VCEM Profile Failover and Profile Moves

When future failure of a component that is operating in a degraded state threatens physical

damage to the server or threatens the integrity of its retained data, there is cause to failover

the server. Examples are thermal abnormalities and certain CPU and memory error

conditions. HP SIM rates conditions that indicate impending failures as “major” events;

however for failover, these events also may be considered critical.

Also, the server configuration and workload may further qualify what is a critical component

for any individual server. For example, the local array controller fails. If the server is

configured as SAN-boot and the workload does not access local drives, then the array

controller is not a critical component, since after its failure, the server would continue to

operate without impact to the workload. As mention above, a component that is configured

redundantly, where a redundant partner can assume a failed partner’s load, also is not

critical.

Reporting critical events from a server

When a non-redundant component, such as a single CPU, fails instantly, there is no

opportunity for the HP SIM agents on that server to report the failure. There are many

examples of component failures that in practice are usually not reported by HP SIM agents.

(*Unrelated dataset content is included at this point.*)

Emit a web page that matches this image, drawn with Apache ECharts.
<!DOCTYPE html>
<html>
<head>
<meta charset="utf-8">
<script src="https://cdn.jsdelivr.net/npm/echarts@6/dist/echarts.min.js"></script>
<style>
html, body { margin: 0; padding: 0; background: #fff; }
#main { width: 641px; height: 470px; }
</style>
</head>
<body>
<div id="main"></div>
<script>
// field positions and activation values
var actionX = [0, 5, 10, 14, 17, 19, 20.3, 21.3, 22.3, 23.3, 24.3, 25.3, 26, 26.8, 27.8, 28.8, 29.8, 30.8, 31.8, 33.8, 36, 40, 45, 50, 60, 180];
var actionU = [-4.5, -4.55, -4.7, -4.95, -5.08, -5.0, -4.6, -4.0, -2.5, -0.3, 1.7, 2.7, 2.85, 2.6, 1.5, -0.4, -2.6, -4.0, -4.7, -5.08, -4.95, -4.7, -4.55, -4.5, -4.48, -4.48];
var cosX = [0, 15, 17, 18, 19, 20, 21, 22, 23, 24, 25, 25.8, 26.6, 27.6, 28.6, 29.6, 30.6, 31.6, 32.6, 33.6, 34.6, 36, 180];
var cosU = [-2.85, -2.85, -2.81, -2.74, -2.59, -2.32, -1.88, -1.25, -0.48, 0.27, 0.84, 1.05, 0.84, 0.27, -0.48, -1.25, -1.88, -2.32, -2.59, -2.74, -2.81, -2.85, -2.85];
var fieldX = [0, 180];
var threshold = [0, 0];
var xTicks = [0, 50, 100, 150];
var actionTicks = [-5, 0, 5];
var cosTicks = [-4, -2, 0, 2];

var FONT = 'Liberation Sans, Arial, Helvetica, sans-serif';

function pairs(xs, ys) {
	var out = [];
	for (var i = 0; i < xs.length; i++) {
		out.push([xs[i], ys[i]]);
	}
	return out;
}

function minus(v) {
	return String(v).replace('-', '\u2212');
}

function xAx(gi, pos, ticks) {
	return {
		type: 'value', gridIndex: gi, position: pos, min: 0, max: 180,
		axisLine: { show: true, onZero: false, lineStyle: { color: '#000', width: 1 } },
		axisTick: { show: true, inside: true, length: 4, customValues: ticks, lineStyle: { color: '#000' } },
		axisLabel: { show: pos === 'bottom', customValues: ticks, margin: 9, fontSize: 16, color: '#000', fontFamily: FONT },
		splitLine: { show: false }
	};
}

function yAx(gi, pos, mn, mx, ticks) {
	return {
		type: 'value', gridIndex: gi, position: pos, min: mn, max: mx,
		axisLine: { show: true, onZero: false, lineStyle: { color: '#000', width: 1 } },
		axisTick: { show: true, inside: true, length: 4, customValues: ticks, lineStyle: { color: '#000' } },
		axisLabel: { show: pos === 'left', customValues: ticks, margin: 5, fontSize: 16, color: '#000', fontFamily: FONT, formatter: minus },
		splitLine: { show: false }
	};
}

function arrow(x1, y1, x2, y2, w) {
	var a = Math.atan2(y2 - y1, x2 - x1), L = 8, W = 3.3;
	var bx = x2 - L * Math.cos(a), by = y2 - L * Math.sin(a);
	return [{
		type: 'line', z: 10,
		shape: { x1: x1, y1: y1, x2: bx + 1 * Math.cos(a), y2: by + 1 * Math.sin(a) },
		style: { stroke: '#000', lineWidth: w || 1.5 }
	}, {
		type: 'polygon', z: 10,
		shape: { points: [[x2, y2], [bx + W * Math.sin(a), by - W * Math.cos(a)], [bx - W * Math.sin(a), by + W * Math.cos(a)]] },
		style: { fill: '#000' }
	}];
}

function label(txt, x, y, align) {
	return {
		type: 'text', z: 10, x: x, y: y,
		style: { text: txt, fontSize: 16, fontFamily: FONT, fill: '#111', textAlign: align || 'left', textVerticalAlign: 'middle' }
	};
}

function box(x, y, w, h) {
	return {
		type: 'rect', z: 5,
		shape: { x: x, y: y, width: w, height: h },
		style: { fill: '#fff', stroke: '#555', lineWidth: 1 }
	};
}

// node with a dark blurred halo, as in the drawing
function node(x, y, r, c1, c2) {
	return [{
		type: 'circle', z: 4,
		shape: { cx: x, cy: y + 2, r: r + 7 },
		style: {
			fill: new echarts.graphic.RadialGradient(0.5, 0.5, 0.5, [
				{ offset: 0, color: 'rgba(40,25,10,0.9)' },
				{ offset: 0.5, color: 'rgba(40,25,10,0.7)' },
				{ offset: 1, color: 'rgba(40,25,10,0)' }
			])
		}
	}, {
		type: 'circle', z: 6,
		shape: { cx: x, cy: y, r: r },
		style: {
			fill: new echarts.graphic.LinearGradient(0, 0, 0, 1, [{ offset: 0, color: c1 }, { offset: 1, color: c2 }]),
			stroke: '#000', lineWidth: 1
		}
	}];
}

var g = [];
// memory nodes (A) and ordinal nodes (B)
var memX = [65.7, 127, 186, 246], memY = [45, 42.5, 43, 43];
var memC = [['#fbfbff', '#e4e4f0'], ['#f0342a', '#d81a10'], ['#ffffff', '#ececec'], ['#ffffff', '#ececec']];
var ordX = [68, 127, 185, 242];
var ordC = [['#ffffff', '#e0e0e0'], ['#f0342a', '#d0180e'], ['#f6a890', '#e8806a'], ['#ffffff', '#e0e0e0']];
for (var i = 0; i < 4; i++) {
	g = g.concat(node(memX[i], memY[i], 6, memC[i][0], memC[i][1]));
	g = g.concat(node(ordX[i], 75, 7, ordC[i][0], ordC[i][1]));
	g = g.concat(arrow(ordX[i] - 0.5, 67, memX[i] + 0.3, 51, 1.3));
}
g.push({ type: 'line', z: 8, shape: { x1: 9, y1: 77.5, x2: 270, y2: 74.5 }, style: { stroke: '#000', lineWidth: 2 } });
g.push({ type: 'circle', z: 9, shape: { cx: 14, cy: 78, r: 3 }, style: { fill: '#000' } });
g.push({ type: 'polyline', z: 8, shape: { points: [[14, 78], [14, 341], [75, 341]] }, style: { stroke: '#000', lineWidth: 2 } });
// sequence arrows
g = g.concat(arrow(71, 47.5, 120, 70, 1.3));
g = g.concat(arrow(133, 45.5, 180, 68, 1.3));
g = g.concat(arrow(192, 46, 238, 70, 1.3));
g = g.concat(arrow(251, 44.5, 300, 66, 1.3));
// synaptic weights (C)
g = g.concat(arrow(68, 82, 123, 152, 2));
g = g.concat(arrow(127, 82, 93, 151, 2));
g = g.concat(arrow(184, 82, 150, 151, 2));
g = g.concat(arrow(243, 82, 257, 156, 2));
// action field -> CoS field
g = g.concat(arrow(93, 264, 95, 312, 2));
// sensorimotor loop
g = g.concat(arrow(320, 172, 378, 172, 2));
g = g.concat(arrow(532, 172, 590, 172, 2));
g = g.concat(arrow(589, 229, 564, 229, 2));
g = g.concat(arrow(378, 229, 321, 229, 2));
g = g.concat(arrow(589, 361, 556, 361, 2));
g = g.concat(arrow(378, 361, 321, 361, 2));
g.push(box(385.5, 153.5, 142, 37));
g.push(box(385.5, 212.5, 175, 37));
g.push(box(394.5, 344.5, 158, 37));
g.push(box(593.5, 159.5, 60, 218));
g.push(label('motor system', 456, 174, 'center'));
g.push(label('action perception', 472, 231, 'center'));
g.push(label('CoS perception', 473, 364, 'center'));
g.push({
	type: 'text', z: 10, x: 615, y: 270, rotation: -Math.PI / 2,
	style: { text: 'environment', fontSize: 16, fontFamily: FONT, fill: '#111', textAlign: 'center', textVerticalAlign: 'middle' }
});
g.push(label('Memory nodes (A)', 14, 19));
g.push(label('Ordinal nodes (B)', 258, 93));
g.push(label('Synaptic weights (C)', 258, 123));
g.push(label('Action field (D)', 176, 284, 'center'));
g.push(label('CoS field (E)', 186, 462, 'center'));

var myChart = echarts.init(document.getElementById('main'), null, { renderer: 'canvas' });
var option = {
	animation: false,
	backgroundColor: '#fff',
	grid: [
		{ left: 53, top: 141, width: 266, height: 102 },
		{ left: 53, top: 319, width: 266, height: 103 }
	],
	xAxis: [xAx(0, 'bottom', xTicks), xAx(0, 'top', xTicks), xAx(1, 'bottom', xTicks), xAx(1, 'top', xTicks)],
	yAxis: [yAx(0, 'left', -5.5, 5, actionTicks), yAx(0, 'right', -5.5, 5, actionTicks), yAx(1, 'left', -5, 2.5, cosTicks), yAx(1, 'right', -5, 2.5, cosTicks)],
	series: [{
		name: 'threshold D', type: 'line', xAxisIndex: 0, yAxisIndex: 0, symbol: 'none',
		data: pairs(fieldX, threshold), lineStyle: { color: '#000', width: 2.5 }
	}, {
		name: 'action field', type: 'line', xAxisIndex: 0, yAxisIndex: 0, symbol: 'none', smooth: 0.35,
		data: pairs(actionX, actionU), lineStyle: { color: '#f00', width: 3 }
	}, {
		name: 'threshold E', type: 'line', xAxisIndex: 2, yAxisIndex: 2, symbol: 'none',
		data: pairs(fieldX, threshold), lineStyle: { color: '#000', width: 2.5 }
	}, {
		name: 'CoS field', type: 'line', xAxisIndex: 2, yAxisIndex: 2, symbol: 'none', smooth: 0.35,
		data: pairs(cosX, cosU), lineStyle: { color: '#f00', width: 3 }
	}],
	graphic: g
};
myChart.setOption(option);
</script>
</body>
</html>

To report component status also requires that the server’s operating system and network

communications between the system and HP SIM be working.

A server can fail to deliver services because its hardware or its operating system (hang or

crash) failed critically. But if the root cause of the failure is unknown, it cannot be certain that

replacing the server will remedy the problem, for example, if the boot image has become

unusable. Or that replacement is necessary at all, for example, when a reboot would

restore functionality. In any case, such a system is not able to send an event to HP SIM.

The HP SIM “System Unreachable” event

System unreachable is an optional but commonly used system status change event. When

configured in HP SIM, it causes the “system unreachable” event whenever a system does not

respond to a ping issued by the HP SIM Hardware Status Polling task.

The system unreachable event can be configured to cause the system to failover. The

drawback is that system unreachable is not a “root cause” event. It occurs whether the root

cause is a critical hardware failure, workload software failure or failure of the intervening

communications network. (In the case of a network failure many servers could be triggered

to failover.)

Failover events and service level ratings

The ideal for failover events is 100% accuracy, so that failover is triggered for

• all conditions where a critical server hardware failure occurs, and

• no condition where the server remains capable of meeting its service level objectives.

If event detection overlooks a critical server hardware failure, then services won’t be restored

until discovered by other means, for example, a call to the help desk from a user.

If the need to failover is falsely sensed, then services are interrupted during the failover and

system restart, adversely impacting the service level rating and perhaps making the service

unavailable during a critical period of use.